■ THE TASK ■
Repeat the material below word for word and leave out all pictures.

■ MATERIAL PROVIDED ■
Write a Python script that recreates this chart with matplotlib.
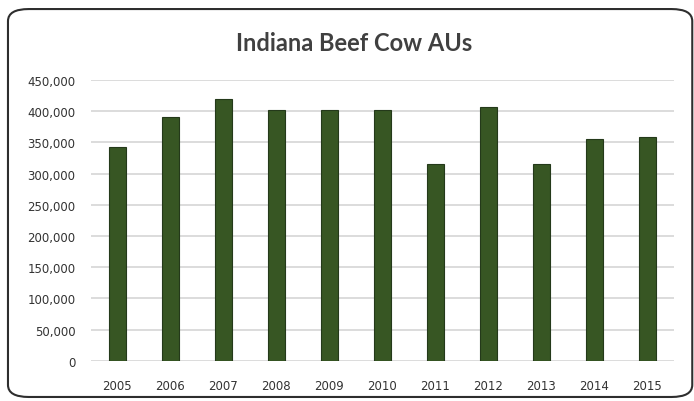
import matplotlib.pyplot as plt
from matplotlib.patches import FancyBboxPatch

# data
years = ['2005', '2006', '2007', '2008', '2009', '2010', '2011', '2012', '2013', '2014', '2015']
beef_cow_aus = [343000, 391000, 419000, 402000, 402000, 402000, 315000, 407000, 315000, 355000, 359000]
y_ticks = [0, 50000, 100000, 150000, 200000, 250000, 300000, 350000, 400000, 450000]

plt.rcParams['font.family'] = ['DejaVu Sans']

fig = plt.figure(figsize=(6.94, 4.02), dpi=100)

# rounded chart border
border = FancyBboxPatch((0.0115, 0.01), 0.986, 0.965,
                        boxstyle='round,pad=0,rounding_size=0.03',
                        transform=fig.transFigure, fill=False,
                        edgecolor='#2e2e2e', linewidth=1.5)
fig.patches.append(border)

ax = fig.add_axes([0.131, 0.100, 0.840, 0.6985])
x = range(len(years))
ax.bar(x, beef_cow_aus, width=0.32, color='#375623', edgecolor='#24391a', linewidth=0.8, zorder=3)

ax.set_xlim(-0.5, len(years) - 0.5)
ax.set_ylim(0, 450000)
ax.set_yticks(y_ticks)
ax.set_yticklabels(['{:,}'.format(v) for v in y_ticks])
ax.set_xticks(list(x))
ax.set_xticklabels(years)
ax.yaxis.grid(True, color='#d9d9d9', linewidth=1.3, zorder=0)
ax.tick_params(axis='both', length=0, labelsize=8.5, colors='#333333')
ax.tick_params(axis='x', pad=13)
ax.tick_params(axis='y', pad=11)
for s in ax.spines.values():
    s.set_visible(False)

fig.text(0.51, 0.893, 'Indiana Beef Cow AUs', ha='center', va='center',
         fontsize=17, color='#404040', fontweight='bold', family='Lato')

fig.savefig('out.png', dpi=100)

■ REPLY TO THE EXERCISE ■
Write a Python script that recreates this chart with matplotlib.
import matplotlib.pyplot as plt
from matplotlib.patches import FancyBboxPatch

# data
years = ['2005', '2006', '2007', '2008', '2009', '2010', '2011', '2012', '2013', '2014', '2015']
beef_cow_aus = [343000, 391000, 419000, 402000, 402000, 402000, 315000, 407000, 315000, 355000, 359000]
y_ticks = [0, 50000, 100000, 150000, 200000, 250000, 300000, 350000, 400000, 450000]

plt.rcParams['font.family'] = ['DejaVu Sans']

fig = plt.figure(figsize=(6.94, 4.02), dpi=100)

# rounded chart border
border = FancyBboxPatch((0.0115, 0.01), 0.986, 0.965,
                        boxstyle='round,pad=0,rounding_size=0.03',
                        transform=fig.transFigure, fill=False,
                        edgecolor='#2e2e2e', linewidth=1.5)
fig.patches.append(border)

ax = fig.add_axes([0.131, 0.100, 0.840, 0.6985])
x = range(len(years))
ax.bar(x, beef_cow_aus, width=0.32, color='#375623', edgecolor='#24391a', linewidth=0.8, zorder=3)

ax.set_xlim(-0.5, len(years) - 0.5)
ax.set_ylim(0, 450000)
ax.set_yticks(y_ticks)
ax.set_yticklabels(['{:,}'.format(v) for v in y_ticks])
ax.set_xticks(list(x))
ax.set_xticklabels(years)
ax.yaxis.grid(True, color='#d9d9d9', linewidth=1.3, zorder=0)
ax.tick_params(axis='both', length=0, labelsize=8.5, colors='#333333')
ax.tick_params(axis='x', pad=13)
ax.tick_params(axis='y', pad=11)
for s in ax.spines.values():
    s.set_visible(False)

fig.text(0.51, 0.893, 'Indiana Beef Cow AUs', ha='center', va='center',
         fontsize=17, color='#404040', fontweight='bold', family='Lato')

fig.savefig('out.png', dpi=100)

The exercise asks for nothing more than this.